THURSDAY 5 JULY KURRAJONG CAMP
Last night was so cold! Much, much, colder than I expected. It certainly would have been down into single digits. We should have brought the doona from the van with us, instead of relying on the old, unzipped, relatively lightweight cheap sleeping bags.
Tonight, I think we will be sleeping in track pants and windcheaters, and every suitable item I can find will be pressed into service to cover the bed – towels, the picnic rug, spare clothes.
I do not remember Kimberley nights as being this cold.
The new lilo that we bought in Melbourne, to replace the old one that came to let us down gently in the night, is excellent. It did not seem intent on pitching sleepers together in the middle, like the old one did.
We even managed to sleep in a little, after a broken night’s sleep due to the cold.
M seemed rather cross that we were late getting going – she had been up since really early.
We drove to Echidna Chasm, about 15kms from our camp. Our late start actually turned out to be a positive, because we got there in between the tour group times and had the place almost to ourselves. So we were able to get decent photos, without trying to dodge heaps of people. Also, the light was excellent at that time of the day, in the Chasm.
From the car park, it was a walk of 1km to the end of the Chasm. Initially we were walking in a dry creek bed – rather large, smoothed stones underfoot – through a narrowing valley.
There was plentiful vegetation along the valley – trees, grasses, shrubs, some of which were in flower. As the valley narrowed and darkened, palms began to appear.
Eventually the narrowing valley swung left and became the Chasm. No more vegetation. Just sheer red rock walls, in places reaching up to 200 metres high. Essentially this feature formed by erosion along a joint or fracture line in the parent rock.
The conglomerate nature of much of the rock was evident in the Chasm.
In sections, we were squeezing through really narrow clefts between the walls.
In some of these clefts, if one looked up, there were large rocks that had fallen from above and lodged in the gaps. Signs warned of the hazard from above.
There had been a sign at the car park, warning of the risk of falling rocks. Now it made real sense……
It was the sort of walk where you hoped the Earth didn’t hiccup while you were in there!
The way through the Chasm ended in a steep little climb around a bend. Someone had lodged a long stick there, to act as a sort of handrail.
Not far around this corner, the whole thing ended up against a blind wall, in a sort of dim little cave.
Back the same way we went, encountering a number of people walking in – the start of the afternoon tour groups!
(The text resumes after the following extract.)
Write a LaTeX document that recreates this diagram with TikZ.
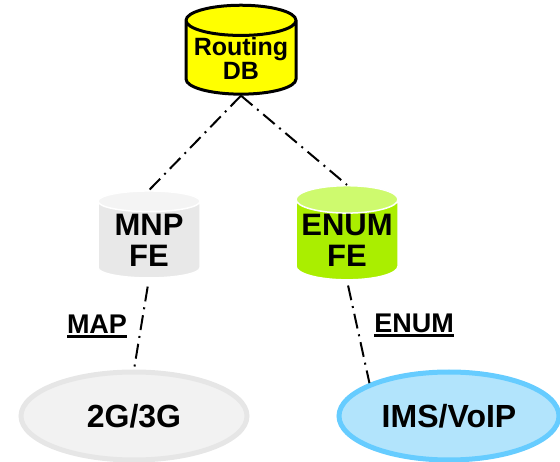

Back almost at the car park, we branched off to do the shorter walk to the Osmand Lookout. As the word “lookout” is usually synonymous with elevated, the walk went uphill.
This little 200metre side track was interesting for the varied rock formations of the Osmand Range, this section of the Bungles.
Saw yet another bower – this bird was into collecting smooth white stones. No shortage of materials for him to choose from…
Back to camp, where we had a very late lunch. Lazed about for a bit, chatting over what we’d seen, and what we had planned. John experimented some more with the big camera, taking photos of birds.
Late afternoon, drove a few kms from camp, to the car park for the Walanginjdji Lookout – another elevated viewing point! Walked up the path to the top of the rise, to watch the sunset, which really lit up the eastward-facing range across the valley from us.
There was a viewing seat thoughtfully provided at this vantage point, but it was already fully occupied, so we just wandered about while we waited for the full glory of the sunset. It would have been pleasant to sit down and wait, but spinifex does not make for a sitting place!
Initially, there was a line of shadow across the valley, just beyond the base of our ridge. Then, as we watched, this shadow line crept across the valley towards the far range, whilst the latter changed colour.
Finally, the shadow crept up the distant range, turning its deep red to grey then black.
Time to pick our way back down to the vehicles, while we could still see at all.
Late light tea and then another early night. I wasn’t looking forward to trying to sleep in the cold.